- **Task statement**: The lines from the top of the material through the line with "x_ticks = [1, 5, 10, 15, 20, 25, 30, 35, 38]" are to be set down exactly. Leave the pictures out.

-- START OF Given information --

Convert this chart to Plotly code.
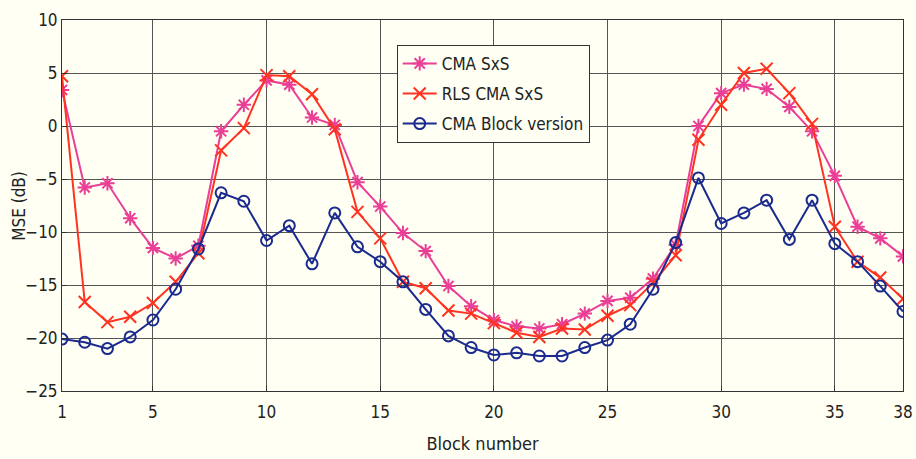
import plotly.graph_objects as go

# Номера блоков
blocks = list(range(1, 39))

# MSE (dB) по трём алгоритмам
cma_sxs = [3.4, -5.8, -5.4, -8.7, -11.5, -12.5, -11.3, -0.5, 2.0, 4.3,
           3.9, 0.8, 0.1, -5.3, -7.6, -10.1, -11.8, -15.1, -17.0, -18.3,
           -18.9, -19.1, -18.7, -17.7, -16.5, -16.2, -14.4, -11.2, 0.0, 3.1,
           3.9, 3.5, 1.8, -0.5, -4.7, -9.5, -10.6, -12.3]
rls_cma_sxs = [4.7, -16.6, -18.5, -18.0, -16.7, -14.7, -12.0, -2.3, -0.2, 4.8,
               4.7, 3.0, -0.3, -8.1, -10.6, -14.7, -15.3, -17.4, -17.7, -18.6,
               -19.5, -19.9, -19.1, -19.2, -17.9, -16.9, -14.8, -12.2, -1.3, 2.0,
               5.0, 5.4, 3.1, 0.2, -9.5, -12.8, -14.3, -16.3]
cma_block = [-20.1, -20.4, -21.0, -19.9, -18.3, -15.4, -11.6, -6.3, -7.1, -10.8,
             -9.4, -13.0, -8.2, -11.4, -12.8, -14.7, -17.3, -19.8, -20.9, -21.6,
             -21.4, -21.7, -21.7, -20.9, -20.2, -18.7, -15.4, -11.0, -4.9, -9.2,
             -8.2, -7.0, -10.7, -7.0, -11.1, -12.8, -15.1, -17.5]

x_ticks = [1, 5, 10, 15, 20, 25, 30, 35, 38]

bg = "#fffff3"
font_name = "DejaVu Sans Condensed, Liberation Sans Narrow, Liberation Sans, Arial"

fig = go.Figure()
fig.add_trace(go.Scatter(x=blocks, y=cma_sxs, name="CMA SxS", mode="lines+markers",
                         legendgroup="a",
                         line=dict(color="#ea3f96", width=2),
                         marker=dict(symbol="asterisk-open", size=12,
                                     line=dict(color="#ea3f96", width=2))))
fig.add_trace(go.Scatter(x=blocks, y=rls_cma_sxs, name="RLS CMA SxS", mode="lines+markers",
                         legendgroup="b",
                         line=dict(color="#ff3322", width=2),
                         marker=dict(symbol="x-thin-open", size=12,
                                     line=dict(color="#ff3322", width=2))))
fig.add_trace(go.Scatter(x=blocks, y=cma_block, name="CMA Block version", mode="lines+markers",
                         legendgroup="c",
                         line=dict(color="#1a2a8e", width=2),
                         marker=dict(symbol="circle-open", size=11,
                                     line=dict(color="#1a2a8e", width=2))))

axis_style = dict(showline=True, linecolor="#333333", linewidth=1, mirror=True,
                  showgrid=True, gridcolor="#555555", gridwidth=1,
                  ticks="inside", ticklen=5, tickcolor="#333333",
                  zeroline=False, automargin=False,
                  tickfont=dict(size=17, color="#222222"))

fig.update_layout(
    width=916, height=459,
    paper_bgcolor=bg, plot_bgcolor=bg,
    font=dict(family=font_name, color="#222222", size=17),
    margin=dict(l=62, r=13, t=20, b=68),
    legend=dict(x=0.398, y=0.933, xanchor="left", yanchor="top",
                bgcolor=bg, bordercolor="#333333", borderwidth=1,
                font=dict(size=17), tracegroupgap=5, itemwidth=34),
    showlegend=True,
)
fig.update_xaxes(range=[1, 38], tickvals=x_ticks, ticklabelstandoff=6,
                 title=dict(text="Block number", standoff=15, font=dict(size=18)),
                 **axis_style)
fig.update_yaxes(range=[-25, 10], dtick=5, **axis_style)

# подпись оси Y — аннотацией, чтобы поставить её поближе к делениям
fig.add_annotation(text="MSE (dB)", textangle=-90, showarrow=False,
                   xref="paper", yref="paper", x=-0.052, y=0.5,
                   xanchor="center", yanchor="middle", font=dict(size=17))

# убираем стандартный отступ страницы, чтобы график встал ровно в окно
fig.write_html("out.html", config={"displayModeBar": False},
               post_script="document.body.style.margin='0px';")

-- END OF Given information --

- **Response below**:
Convert this chart to Plotly code.
import plotly.graph_objects as go

# Номера блоков
blocks = list(range(1, 39))

# MSE (dB) по трём алгоритмам
cma_sxs = [3.4, -5.8, -5.4, -8.7, -11.5, -12.5, -11.3, -0.5, 2.0, 4.3,
           3.9, 0.8, 0.1, -5.3, -7.6, -10.1, -11.8, -15.1, -17.0, -18.3,
           -18.9, -19.1, -18.7, -17.7, -16.5, -16.2, -14.4, -11.2, 0.0, 3.1,
           3.9, 3.5, 1.8, -0.5, -4.7, -9.5, -10.6, -12.3]
rls_cma_sxs = [4.7, -16.6, -18.5, -18.0, -16.7, -14.7, -12.0, -2.3, -0.2, 4.8,
               4.7, 3.0, -0.3, -8.1, -10.6, -14.7, -15.3, -17.4, -17.7, -18.6,
               -19.5, -19.9, -19.1, -19.2, -17.9, -16.9, -14.8, -12.2, -1.3, 2.0,
               5.0, 5.4, 3.1, 0.2, -9.5, -12.8, -14.3, -16.3]
cma_block = [-20.1, -20.4, -21.0, -19.9, -18.3, -15.4, -11.6, -6.3, -7.1, -10.8,
             -9.4, -13.0, -8.2, -11.4, -12.8, -14.7, -17.3, -19.8, -20.9, -21.6,
             -21.4, -21.7, -21.7, -20.9, -20.2, -18.7, -15.4, -11.0, -4.9, -9.2,
             -8.2, -7.0, -10.7, -7.0, -11.1, -12.8, -15.1, -17.5]

x_ticks = [1, 5, 10, 15, 20, 25, 30, 35, 38]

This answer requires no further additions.